Systemically Designed Degrees for Real-World Challenges: A case study on Physics curriculum design at Loughborough University
M. J. Everitt, M. T. Greenaway, S. L. Bugby, S. N. A. Duffus
TL;DR
The paper addresses the inadequacy of traditional physics degrees to prepare students for real-world challenges. It proposes a ground-up, requirements-driven redesign of the Loughborough physics degree using systems engineering, including an integrated architecture and five weaving themes. The evaluation combines internal reflection, external IoP accreditation, and industry feedback to show improved conceptual understanding, computational fluency, and graduate readiness, with positive student engagement and institutional validation. The work demonstrates a scalable, authentic, and adaptable model for modernizing physics education across institutions.
Abstract
We present a ground-up redesign of the undergraduate physics degree at Loughborough University, driven by the principle of authenticity in academic and industrial practice. Departing from conventional incremental reforms, we adopt a systems-engineering approach to programme-level curriculum design, treating the degree as an integrated system with verifiable performance. This methodology aligns stakeholder-derived requirements with vertically-integrated threads in theory, computation, laboratory practice, and professional skills.

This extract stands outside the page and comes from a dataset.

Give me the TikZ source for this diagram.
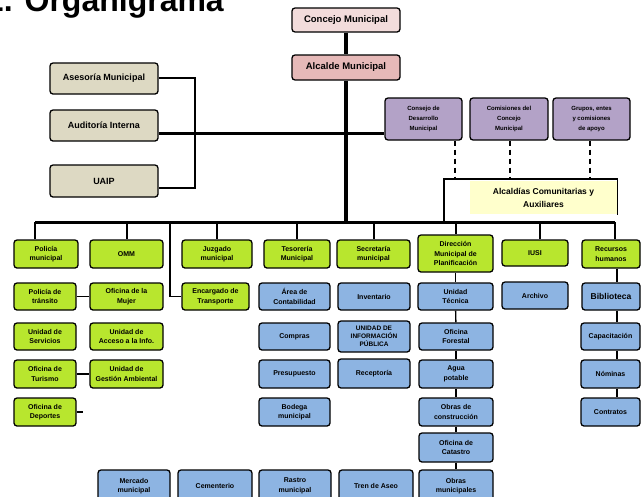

We demonstrate that this approach enables students to achieve levels of disciplinary and cross-disciplinary competence beyond those typically expected at undergraduate level. Outcomes are supported by graduate destinations, enhanced student performance, and positive external evaluations, including national accreditation. Our results suggest that rigorous, system-level curriculum design can yield transformational gains in both capability and confidence.